Андрей Аствацатуров учится писать букву «М», Андрей Аствацатуров приходит в фитнес-центр, Андрей Аствацатуров потешается над деятелями культуры и искусства в Париже.
Псевдоавтобиографичность и чрезмерная увлеченность каламбурами — вот приметы фирменной прозы петербургского писателя и доцента филфака СПбГУ, специалиста по Т.С. Элиоту и Генри Миллеру. Сюда же следует добавить детские воспоминания, которые вызывают массу ассоциаций от «Детства» Толстого до повести Павла Санаева «Похороните меня за плинтусом», и конструирование новых петербургских мифов.
Его дебютный роман «Люди в голом» вошел в шорт-листы почти всех солидных литературных премий.
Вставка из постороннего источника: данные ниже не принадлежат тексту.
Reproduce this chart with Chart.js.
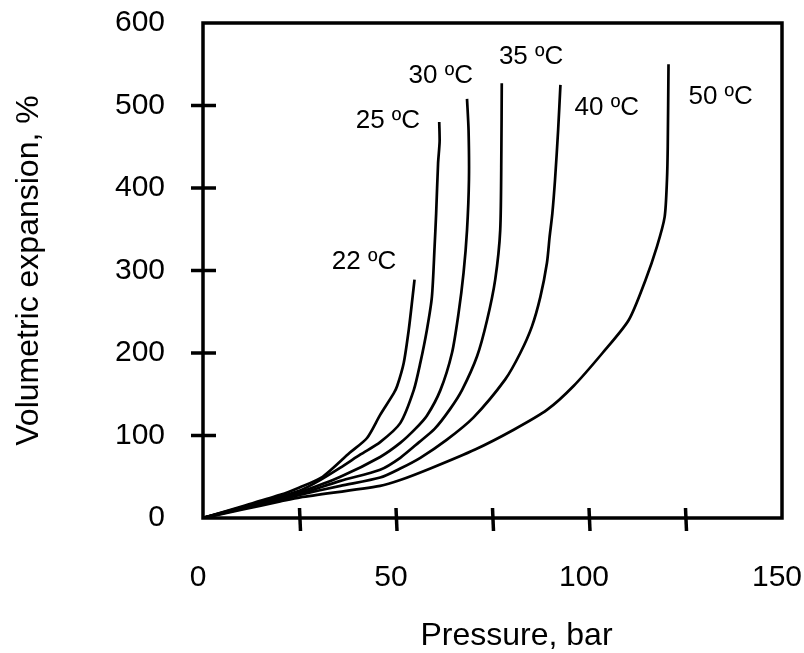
<!DOCTYPE html>
<html>
<head>
<meta charset="utf-8">
<script src="https://cdn.jsdelivr.net/npm/chart.js@4.4.1/dist/chart.umd.min.js"></script>
<style>
  html, body { margin: 0; padding: 0; background: #fff; }
</style>
</head>
<body>
<canvas id="myChart" width="804" height="653"></canvas>
<script>
// pressure (bar) and volumetric expansion (%) for each temperature
const p22 = [0, 10, 20, 25, 31, 38, 42.5, 45.9, 49.4, 50.3, 52, 53.3, 54.3, 54.8];
const v22 = [0, 14, 28, 37, 50, 79, 97, 125, 151, 160, 188, 228, 268, 289];

const p25 = [0, 10, 20, 25, 30, 35.6, 40.8, 45.9, 51.1, 54.6, 56.3, 58, 59.3, 60, 60.4, 60.9, 61.3, 61.2];
const v25 = [0, 13, 26, 33, 45, 61, 77, 92, 115, 155, 188, 228, 268, 329, 369, 430, 456, 480];

const p30 = [0, 10, 20, 25, 35.6, 45.9, 51.1, 55, 58, 61.5, 64.5, 66.2, 67.5, 68.4, 68.9, 68.8, 68.4];
const v30 = [0, 12, 24, 31, 50, 74, 91, 108, 124, 155, 200, 248, 297, 349, 410, 470, 508];

const p35 = [0, 10, 20, 25, 35.6, 45.9, 51.1, 56, 60, 64, 67.1, 71, 73.6, 75.7, 77, 77.3, 77.4];
const v35 = [0, 12, 23, 29, 45, 58.5, 73, 92, 108, 132, 155, 196, 240, 289, 349, 446, 527];

const p40 = [0, 10, 20, 25, 35.6, 45.9, 51.1, 56.3, 63.2, 70.1, 78.3, 82.2, 85.2, 87.4, 89.1, 89.8, 90.5, 91.2, 92, 92.6];
const v40 = [0, 11, 22, 28, 39, 49, 60, 73, 95, 122, 168, 200, 232, 268, 309, 341, 369, 410, 470, 525];

const p50 = [0, 10, 20, 25.2, 45.9, 51.1, 58.9, 70.5, 80.5, 89.1, 96, 103.5, 110.3, 114.6, 117.6, 119.6, 120.2, 120.4, 120.6];
const v50 = [0, 10, 20, 25, 39, 46, 60, 83, 107, 131, 160, 200, 240, 288, 329, 365, 410, 450, 550];

const temps = ["22 ºC", "25 ºC", "30 ºC", "35 ºC", "40 ºC", "50 ºC"];
const seriesP = [p22, p25, p30, p35, p40, p50];
const seriesV = [v22, v25, v30, v35, v40, v50];

// where each temperature label sits, in (bar, %)
const labelP = [41.7, 47.9, 61.6, 85, 104.6, 134.1];
const labelV = [310, 481, 536, 559, 497, 511];

// tick marks on the frame
const xMarks = [25, 50, 75, 100, 125];
const yMarks = [100, 200, 300, 400, 500];

const FONT = "'Liberation Sans', Arial, sans-serif";

const datasets = temps.map((t, i) => ({
  label: t,
  data: seriesP[i].map((p, j) => ({ x: p, y: seriesV[i][j] })),
  borderColor: "#000",
  borderWidth: 2.7,
  pointRadius: 0,
  tension: 0.25,
  fill: false,
}));

const framePlugin = {
  id: "frame",
  afterDatasetsDraw(chart) {
    const { ctx, chartArea: a, scales } = chart;
    ctx.save();
    ctx.strokeStyle = "#000";
    ctx.lineWidth = 3.5;
    ctx.lineCap = "square";
    ctx.strokeRect(a.left, a.top, a.right - a.left, a.bottom - a.top);

    ctx.lineCap = "butt";
    xMarks.forEach((v) => {
      const px = scales.x.getPixelForValue(v);
      ctx.beginPath();
      ctx.moveTo(px, a.bottom - 10);
      ctx.lineTo(px + 1, a.bottom + 13);
      ctx.stroke();
    });
    yMarks.forEach((v) => {
      const py = scales.y.getPixelForValue(v);
      ctx.beginPath();
      ctx.moveTo(a.left - 12, py);
      ctx.lineTo(a.left + 13, py);
      ctx.stroke();
    });

    ctx.fillStyle = "#000";
    ctx.textAlign = "center";
    ctx.textBaseline = "middle";
    ctx.font = "26px " + FONT;
    temps.forEach((t, i) => {
      ctx.fillText(t, scales.x.getPixelForValue(labelP[i]), scales.y.getPixelForValue(labelV[i]));
    });

    // x axis title sits a little right of centre
    ctx.font = "32px " + FONT;
    ctx.fillText("Pressure, bar", (a.left + a.right) / 2 + 24, 636);
    ctx.restore();
  },
};

new Chart(document.getElementById("myChart"), {
  type: "line",
  data: { datasets },
  options: {
    responsive: false,
    animation: false,
    layout: { padding: { top: 23, right: 22, left: 0, bottom: 0 } },
    plugins: { legend: { display: false }, tooltip: { enabled: false } },
    scales: {
      x: {
        type: "linear",
        min: 0,
        max: 150,
        grid: { display: false, drawTicks: false },
        border: { display: false },
        ticks: {
          stepSize: 50,
          autoSkip: false,
          maxRotation: 0,
          padding: 42,
          labelOffset: -5,
          color: "#000",
          font: { family: FONT, size: 30 },
        },
        afterFit(s) {
          s.height = 135;
          s.paddingLeft = 0;
          s.paddingRight = 0;
        },
      },
      y: {
        min: 0,
        max: 600,
        grid: { display: false, drawTicks: false },
        border: { display: false },
        ticks: {
          stepSize: 100,
          autoSkip: false,
          padding: 38,
          color: "#000",
          font: { family: FONT, size: 30 },
        },
        title: {
          display: true,
          text: "Volumetric expansion, %",
          color: "#000",
          font: { family: FONT, size: 32, lineHeight: 1 },
          padding: { top: 13, bottom: 0 },
        },
        afterFit(s) {
          s.width = 203;
          s.paddingTop = 0;
          s.paddingBottom = 0;
        },
      },
    },
  },
  plugins: [framePlugin],
});
</script>
</body>
</html>
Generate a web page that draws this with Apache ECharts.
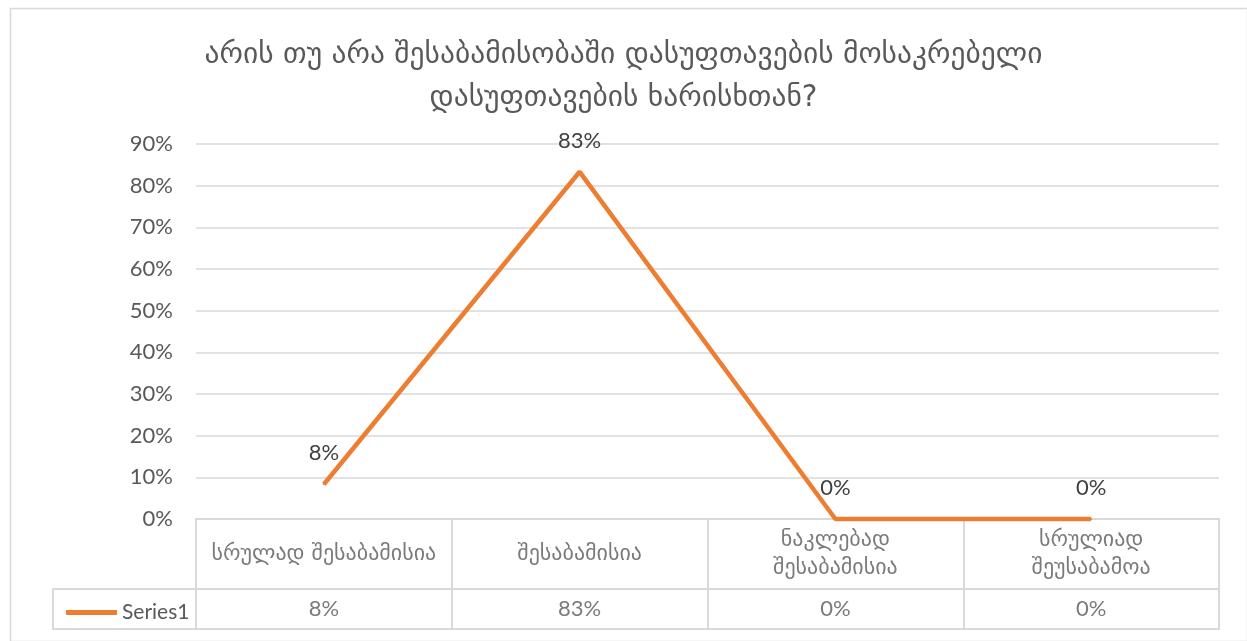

С тех пор Аствацатуров пишет примерно одну и ту же книгу, которую частенько принимают за сборник сочиненных впопыхах анекдотов — ошметков прозы, созданных для того, чтобы им поставили лайк.
Однако грубоватый духовный эксгибиционизм «Людей в голом» выветрился вместе с наездами на «новую искренность» современных литераторов еще из предыдущего романа Аствацатурова «Скунскамера». В «Осени в карманах» малоприятный ботан, каким он традиционно себя рисует, превращается в почти безликого, но опытного слушателя и только потом – в рассказывателя забавных историй на манер Довлатова. И эта способность прислушиваться к чужой речи — пожалуй, самый занятный ингредиент книги.
В «Осени в карманах» Аствацатуров рисует кукольный мир детских воспоминаний, добрых дядь Саш, приятелей-постмодернистов, готовых в любой момент подкинуть очередную байку. Описывает пару вялых любовных историй. Немного видов Парижа, много Петербурга и острова Капри, куда кучку писателей в 2012–2013 годах свозила «Премия Горького», отмечавшая таким образом столетие выхода «Сказок об Италии» (в результате получился сборник «Очарованный остров. Новые сказки об Италии»).
Так могли бы выглядеть довлатовские анекдоты, если бы их рассказывал не обаятельный балагур, а филолог-мизантроп.
Аствацатуров вписывает свои заметки в довольно герметичную структуру: детство против взрослости, бессмысленная тянучка дней, проведенных на даче, против упорядоченной жизни, дробленой на весну, лето, осень и зиму, на семестры и редкие отпуска. Розовое детство в Комарове сменяется системой постоянно повторяющихся знаков: Питер, филфак, кучка приятелей, в меру меланхоличный лирический герой-ботаник, утверждающий, что он «даже не был симпатичным неудачником…».
Как коллекционер или банальный старьевщик, этот герой собирает чужие крохотные точки зрения, обломочки не очень-то симпатичной жизни — шепелявой студентки-зануды, пристающей с расспросами «Фто пифать и фто титать?», разнорабочего Гриши («Ты бы, елки, это, не выражался… что ли… Тут, вишь, интеллигенция ходит»). И в этом смысле «Осень в карманах», как и предыдущие опыты Аствацатурова, рассказывает про язык и способность прислушиваться к окружающему миру чуть больше, чем про людей.
Проблема только в том, что анекдот, вписанный в роман, работает, если обнажает зыбкое устройство мира, а невротический юмор Аствацатурова, напротив, захлопывает его прозу на себе, отгораживает от реальности.
Однако при всей тяжеловесности конструкции это живой и остроумный текст, который лишь маскируется под подборку околофилологических анекдотов. Сквозные персонажи, шутки да прибаутки работают как степлер, скрепляющий одну историю с другой. Но при этом внутренняя раздробленность превращает текст в пародию на большую форму, роман-конструктор, способный сколько угодно распадаться и собираться вновь, а необязательность и даже вторичность литературного материала делает книгу шедевром из вторсырья. Правда, уже третьим по счету и не очень отличающимся от предыдущих.